In the years before she died, Cline bought her dream home in Goodlettsville, Tennessee, which is part of the Metro Nashville area. Several stars from that era made their homes in Goodlettsville and neighboring Hendersonville; today's stars seem to prefer the much more upscale area in Williamson county.
Here's Patsy Cline's last recorded song, "I'll Sail My Ship Alone." This is a nice video with lots of candid shots of Cline.
The third country star who died that fateful night was Virginia native, Hawkshaw Hawkins. Although he began his career back in the late '40s, Hawkins had only just begun to achieve the kind of success that would have more than likely propelled him to a star status comparable to that of Cline and Copas at the time.
Wiki says that
He gained his nickname as a boy after helping a neighbor track down two missing fishing rods: the neighbor dubbed him "Hawkshaw" after the title character in the comic strip, Hawkshaw the Detective. He traded five trapped rabbits for his first guitar, and first performed on WCMI-AM in Ashland, Kentucky. At 16, he won a talent competition and a job on WSAZ-AM in Huntington, where he formed Hawkshaw and Sherlock with Clarence Jack.

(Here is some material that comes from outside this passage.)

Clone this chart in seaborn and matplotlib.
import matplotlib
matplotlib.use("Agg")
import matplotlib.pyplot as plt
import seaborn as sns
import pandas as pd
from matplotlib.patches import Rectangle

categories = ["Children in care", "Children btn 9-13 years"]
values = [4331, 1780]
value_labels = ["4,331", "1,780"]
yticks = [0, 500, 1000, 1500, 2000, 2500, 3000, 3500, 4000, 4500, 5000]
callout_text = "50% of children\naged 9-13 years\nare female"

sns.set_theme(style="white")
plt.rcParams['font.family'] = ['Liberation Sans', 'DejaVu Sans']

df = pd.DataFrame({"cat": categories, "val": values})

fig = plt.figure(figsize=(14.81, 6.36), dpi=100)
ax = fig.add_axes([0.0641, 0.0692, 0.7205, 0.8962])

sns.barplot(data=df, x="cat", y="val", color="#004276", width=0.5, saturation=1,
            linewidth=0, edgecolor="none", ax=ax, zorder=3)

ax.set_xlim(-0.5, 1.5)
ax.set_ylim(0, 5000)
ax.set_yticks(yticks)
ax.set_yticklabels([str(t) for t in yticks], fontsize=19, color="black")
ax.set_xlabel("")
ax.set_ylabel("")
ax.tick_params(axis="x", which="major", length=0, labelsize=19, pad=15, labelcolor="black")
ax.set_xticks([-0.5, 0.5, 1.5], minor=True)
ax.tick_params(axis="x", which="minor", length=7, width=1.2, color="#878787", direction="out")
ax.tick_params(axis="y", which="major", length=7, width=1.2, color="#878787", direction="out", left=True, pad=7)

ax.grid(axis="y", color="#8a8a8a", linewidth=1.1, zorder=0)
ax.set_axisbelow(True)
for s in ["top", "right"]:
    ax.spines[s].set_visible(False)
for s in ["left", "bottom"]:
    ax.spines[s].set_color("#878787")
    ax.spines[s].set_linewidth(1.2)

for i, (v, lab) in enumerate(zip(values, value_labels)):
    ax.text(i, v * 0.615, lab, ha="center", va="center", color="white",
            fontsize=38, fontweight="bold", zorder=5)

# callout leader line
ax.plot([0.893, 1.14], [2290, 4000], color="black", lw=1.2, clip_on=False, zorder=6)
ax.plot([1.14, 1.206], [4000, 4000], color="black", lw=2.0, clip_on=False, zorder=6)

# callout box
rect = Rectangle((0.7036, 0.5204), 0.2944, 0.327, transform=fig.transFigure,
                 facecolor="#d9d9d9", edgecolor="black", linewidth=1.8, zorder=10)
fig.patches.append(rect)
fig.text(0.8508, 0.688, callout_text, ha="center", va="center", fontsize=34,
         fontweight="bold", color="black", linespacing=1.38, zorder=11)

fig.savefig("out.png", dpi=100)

The 6'5" Hawkins served in WWII and won four battle stars at the Battle of the Bulge. His first two recordings with King Records in the later '40s were "Pan American" and "Doghouse Boogie." Both were top ten country hits.
He continued to record through the '50s but didn't have a hit until he recorded "Lonesome 7-7203" in 1962. The song didn't appear on the charts until March 2, 1963, three days before his death. By March 23, the song had reached No. 1 status and it remained in that position for twenty five weeks.
Randy Hughes, pilot of ill fated Piper Comanche, was a studio guitarist and Cline's manager. He signed on with her in 1959 and was instrumental in getting her to change labels; she went from Four Star to Decca. Because of this change Hughes was able to get her records produced by "legendary female-singer country music producer" Owen Bradley. Bradley was a proponent of the more lushly produced "Nashville Sound" which Cline initially feared. But he and Hughes eventually persuaded her to accept this style change which led her to greater success with "I Fall to Pieces" and "Crazy."
Most country stars of the time toured in car caravans or in buses. But Hughes, who had hopes of managing several stars, felt the Comanche would be a more convenient way for his clients to travel. The weather was bad that Tuesday when he and his three traveling companions took off from the Kansas City airport. They stopped once in Missouri to refuel and then made it as far as Dyersburg, Tennessee, where they landed at 4:30 p.m. Hughes was not instrument rated and the owners of the Dyersburg airport urged him to wait till morning when the weather was supposed to improve. But Hughes, Cline, Copas, and Hawkins were all tired and wanted to get back to Nashville which was just 170 miles away. So, they took off into the stormy night.
The wreckage of the plane was found in a forest in Camden, Tennessee, roughly 90 miles from Nashville.
Kathy Hughes, Randy's wife, faced a double tragedy that day; she lost both her husband and her father, Cowboy Copas, in the crash.
(The Tennessean's Peter Cooper has a long and interesting article about the crash, the events leading up to it, and its aftermath if you'd like to do more reading about these performers.)
The contributions these stars might have made had they not been killed that night in March fifty years ago are obviously unknown, but judging from their prior accomplishments, it's my opinion that whatever they might have done had they lived would have altered the shape, culture, and direction of country music.